Les cloches d'annonce apparaissent dans un premier temps en Allemagne et en Autriche vers 1840 avant que le système ne soit introduit dans d'autres pays européens. Rendues obligatoires en France dans les années 1880, les cloches d'annonce tombent en désuétude vers 1970 avec l'automatisation massive des PN.

Histoire[modifier | modifier le code]

En plus des signaux visuels, le chemin de fer fait depuis ses débuts appel à une variété de signaux sonores comme les sifflets de locomotives, les cloches de tender, les sifflets ou les clairons[1],[2]. La multiplication des accidents en nez à nez — notamment sur les lignes à voie unique — conduit les administrations de chemins de fer et les autorités à se pencher sur un moyen de transmettre efficacement les notifications d'engagement des trains en ligne[3].

Dès les années 1840, les chemins de fer allemands expérimentent des dispositifs d'alarme sonore à électroaimant. La Compagnie des chemins de fer de Thuringe (de) fait office de précurseure en installant en 1846 un système de trente-neuf cloches sur la ligne de Halle-sur-Saale à Weißenfels[4]. Un système de même type, conçu par l'horloger berlinois Ferdinand Leonhardt, est installé sur la ligne de Magdebourg à Buckau de la Compagnie Berlin-Potsdam-Magdebourg (de). En 1847, Werner von Siemens commence à construire les premières cloches d'annonce à commande électromagnétique de type Siemens[5],[6]. Le modèle Siemens et Halske (ou simplement Siemens) devient alors courant en Allemagne[3].

La technologie s'exporte en Europe et des cloches d'annonce sont installées le long des voies par exemple en France, aux Pays-Bas[7] ou en Suisse[8]. Deux constructeurs se partagent la majorité du marché européen : Siemens et Leopolder[9]. En France, ces cloches sont respectivement surnommées « cloche allemande » et « cloche autrichienne » en référence à leurs pays d'origine[3],[2]. Siemens produit deux types différents de cloche : cloche à « manteau » et cloche sur pied[10],[11],[12].

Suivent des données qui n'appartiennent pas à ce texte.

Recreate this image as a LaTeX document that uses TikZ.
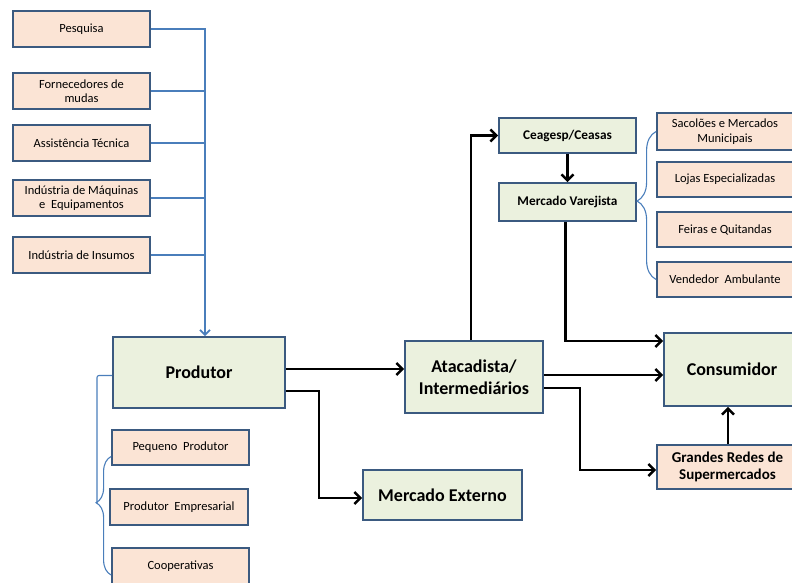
\documentclass[tikz,border=0pt]{standalone}
\usepackage{fontspec}
\setmainfont{Carlito}
\usepackage{xcolor}
\usepackage{tikz}
\usetikzlibrary{arrows.meta,decorations.pathreplacing}

\definecolor{peachfill}{HTML}{FBE4D5}
\definecolor{greenfill}{HTML}{EBF1DE}
\definecolor{boxline}{HTML}{3B5A80}
\definecolor{feedblue}{HTML}{4A7EBB}

\tikzset{
  peach/.style={draw=boxline, line width=1.8pt, fill=peachfill, align=center,
    inner sep=0pt, font=\fontsize{12.5}{14.5}\selectfont},
  greenbox/.style={draw=boxline, line width=1.8pt, fill=greenfill, align=center,
    inner sep=0pt, font=\bfseries\fontsize{18}{21.5}\selectfont},
  smallgreen/.style={greenbox, font=\bfseries\fontsize{13.3}{16}\selectfont},
  flow/.style={line width=2.4pt, -{Straight Barb[length=6pt,width=12pt]}},
  feed/.style={feedblue, line width=1.7pt},
  feedthin/.style={feedblue, line width=1.1pt},
}

\begin{document}
\begin{tikzpicture}[x=1pt, y=-1pt]

    % Page
    \useasboundingbox (0, 0) rectangle (792, 583);

    % Suppliers
    \node[peach, minimum width=137, minimum height=36] (pesq) at (81.5, 29) {Pesquisa};
    \node[peach, minimum width=137, minimum height=36] (forn) at (81.5, 91) {Fornecedores de\\mudas};
    \node[peach, minimum width=137, minimum height=36] (assist) at (81.5, 143) {Assistência Técnica};
    \node[peach, minimum width=137, minimum height=36] (maq) at (81.5, 198) {Indústria de Máquinas\\e\ \ Equipamentos};
    \node[peach, minimum width=137, minimum height=36] (insumos) at (81.5, 255) {Indústria de Insumos};

    % Producer
    \node[greenbox, minimum width=172, minimum height=71] (prod) at (199, 372.5) {Produtor};
    \node[peach, minimum width=137, minimum height=35] (pequeno) at (180.5, 447.5) {Pequeno\ \ Produtor};
    \node[peach, minimum width=138, minimum height=36] (empres) at (179, 507) {Produtor\ \ Empresarial};
    \node[peach, minimum width=137, minimum height=36] (coop) at (180.5, 566) {Cooperativas};

    % Wholesale
    \node[greenbox, minimum width=138, minimum height=72] (atac) at (474, 377) {Atacadista/\\Intermediários};
    \node[greenbox, minimum width=159, minimum height=50] (mext) at (442.5, 495) {Mercado Externo};
    \node[smallgreen, minimum width=137, minimum height=35] (ceag) at (567.5, 135.5) {Ceagesp/Ceasas};
    \node[smallgreen, minimum width=137, minimum height=38] (varej) at (567.5, 202) {Mercado Varejista};

    % Retail
    \node[peach, minimum width=136, minimum height=37] (sacol) at (725, 131.5) {Sacolões e Mercados\\Municipais};
    \node[peach, minimum width=136, minimum height=35] (lojas) at (725, 179.5) {Lojas Especializadas};
    \node[peach, minimum width=136, minimum height=35] (feiras) at (725, 229.5) {Feiras e Quitandas};
    \node[peach, minimum width=136, minimum height=35] (vended) at (725, 279.5) {Vendedor\ \ Ambulante};

    % Consumer
    \node[greenbox, minimum width=136, minimum height=73] (cons) at (732, 369.5) {Consumidor};
    \node[peach, minimum width=141, minimum height=44, font=\bfseries\fontsize{15}{17.5}\selectfont] (grandes) at (727.5, 467) {Grandes Redes de\\Supermercados};

    % Supplier bus
    \coordinate (bus) at (205, 29);
    \draw[feed, -{Straight Barb[length=5pt,width=10pt]}] (pesq.east) -- (bus) -- (bus |- prod.north);
    \foreach \n in {forn, assist, maq, insumos}
        \draw[feed] (\n.east) -- (\n.east -| bus);

    % Braces
    \coordinate (brtip) at (97, 503);
    \draw[feedthin, rounded corners=2pt] ([yshift=-3pt]prod.west) -| (brtip);
    \draw[feedthin, decorate, decoration={brace, amplitude=15pt, aspect=0.61}]
        ([yshift=-9pt]coop.west) -- ([yshift=-9pt]pequeno.west);
    \draw[feedthin, decorate, decoration={brace, amplitude=19pt, aspect=0.53}]
        (vended.west) -- (sacol.west);

    % Flows
    \draw[flow] ([yshift=3.5pt]prod.east) -- ([yshift=3.5pt]prod.east -| atac.west);
    \draw[flow] ([yshift=-18.5pt]prod.east) -- ++(33, 0) |- ([yshift=-3pt]mext.west);
    \draw[flow] ([xshift=-3pt]atac.north) |- (ceag.west);
    \draw[flow] (ceag.south) -- (varej.north);
    \draw[flow] ([xshift=-2pt]varej.south) |- ([yshift=28.5pt]cons.west);
    \draw[flow] ([yshift=2pt]atac.east) -- ([yshift=2pt]atac.east -| cons.west);
    \draw[flow] ([yshift=-11pt]atac.east) -- ++(36, 0) |- ([yshift=-3pt]grandes.west);
    \draw[flow] (grandes.north -| 728, 0) -- (cons.south -| 728, 0);

\end{tikzpicture}
\end{document}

En France, la Compagnie des chemins de fer du Nord installe des cloches Siemens dès 1862 sur les lignes à voie unique et à partir de 1865 pour les lignes à double voie[13]. En 1876, la Compagnie des chemins de fer de Paris à Lyon et à la Méditerranée (PLM) étudie en Autriche et en Italie le système Leopolder et décide de l'expérimenter sur la ligne de Culoz à Saint-Michel-de-Maurienne[14]. Le système est par la suite progressivement généralisé sur l'ensemble du réseau à voie unique de la Compagnie après amélioration du dispositif par Breguet[14],[15]. Une circulaire du ministère des Travaux publics datée du impose aux compagnies ferroviaires d'installer des cloches d'annonce sur les lignes à voie unique où circulent plus de six trains réguliers par jour dans chaque sens[3]. Une nouvelle circulaire du prescrit que ces dispositifs doivent être installés sur toutes les lignes à voie unique à l'exception de celles parcourues en navette par une seule locomotive[3].

Les réseaux de cloches d'annonce sont rendus obsolètes par la modernisation de la signalisation ferroviaire[16]. Entre le développement du block-système et la généralisation du cantonnement téléphonique en 1939, les cloches renforcent la sécurité des circulations en annonçant l'arrivée des trains aux passages à niveau[17]. L'automatisation massive des PN dans les années 1970 condamne les cloches d'annonce en France[17]. Quelques-unes sont encore utilisées aujourd'hui comme en Suisse sur les Chemins de fer rhétiques[11] et plusieurs sont préservées dans des musées ou chez des particuliers[18].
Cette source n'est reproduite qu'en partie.